Нансэн указал гостю на цветущий куст в саду и промолвил: «Люди видят цветы будто бы во сне».
Этот диалог наглядно передает эстетическое отношение Дзэн к объектам живой природы. Ведь большинство людей просто не знает, как любоваться цветами: они не могут приблизиться к цветам, уловить их дух и потому видят цветы «будто бы во сне». Обладатель отчужден от объекта обладания, между ними непреодолимая пропасть, и для обладателя невозможно вступить во внутреннее соприкосновение с предметом. Реальные цветы, какими мы их находим в действительности, остаются недоступны для тех, кто зрит их красоту. Если небо, земля и вся тьма вещей, что между ними, происходят от единого корня, от того же, что вы и я, то нужно суметь выявить и крепко ухватить этот корень, испытать его на деле. Именно такой живой опыт, непосредственное восприятие и проявились в этот миг, когда цветок своей естественной прелестью воззвал к эстетическому чувству Нансэна. То, что мы называем любовью японцев к природе, соотносится с Дзэн в том случае, когда мы приходим к непредвзятой, спонтанной оценке красоты, обусловленной естественностью всей нашей жизни.
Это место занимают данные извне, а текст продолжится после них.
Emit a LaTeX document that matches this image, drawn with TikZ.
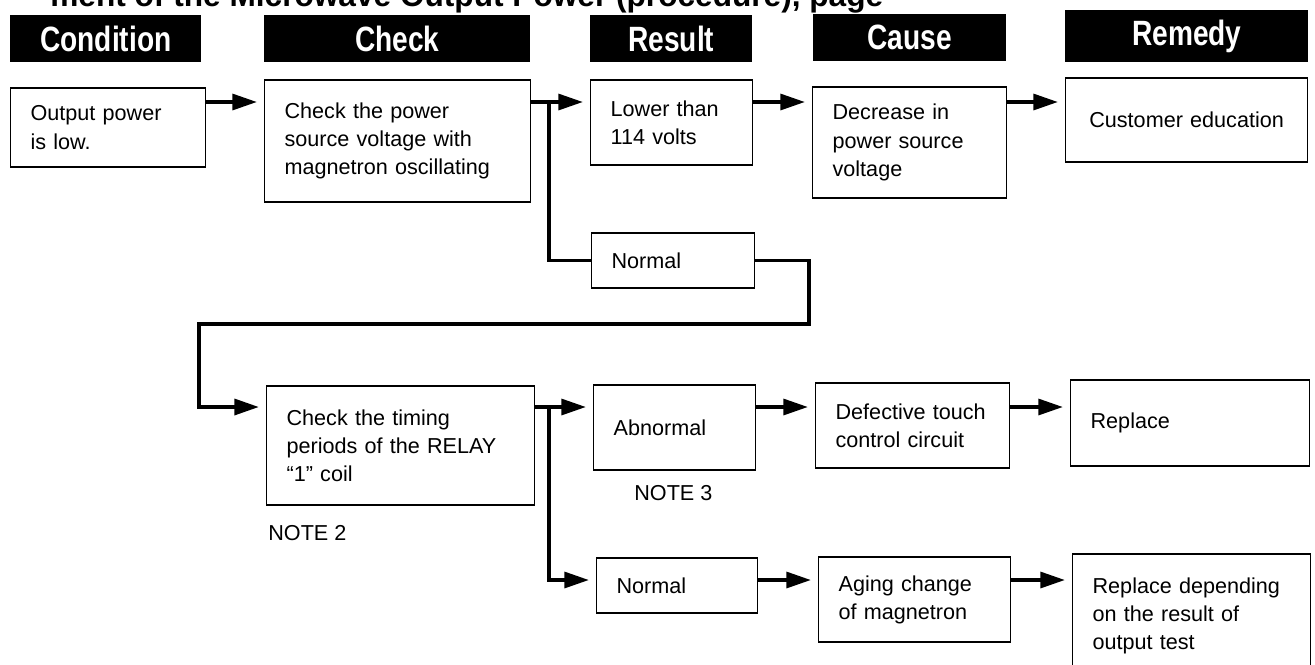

При всем том нужно помнить, что самого по себе осознания великого Единства недостаточно для верного понимания природы, хотя чувство Единого, бесспорно, и создает базу для сентиментализма японцев в их бесконечном «природолюбии», помогает им глубже проникнуть в святая святых эстетического самосознания. Иначе говоря, сентиментализм предстает здесь как бы в очищенном виде. Но любовь возможна лишь в мире множества объектов, там, где есть разнообразие, и замечание Нансэна выглядит плоским в мире сплошных тождеств. Действительно, люди часто живут, словно во сне, не в силах узреть истинную основу бытия. Для эстетического восприятия природы необходимо наличие баланса единства и множественности, слияние личности человека с «тьмой вещей», согласно философии Аватамсака.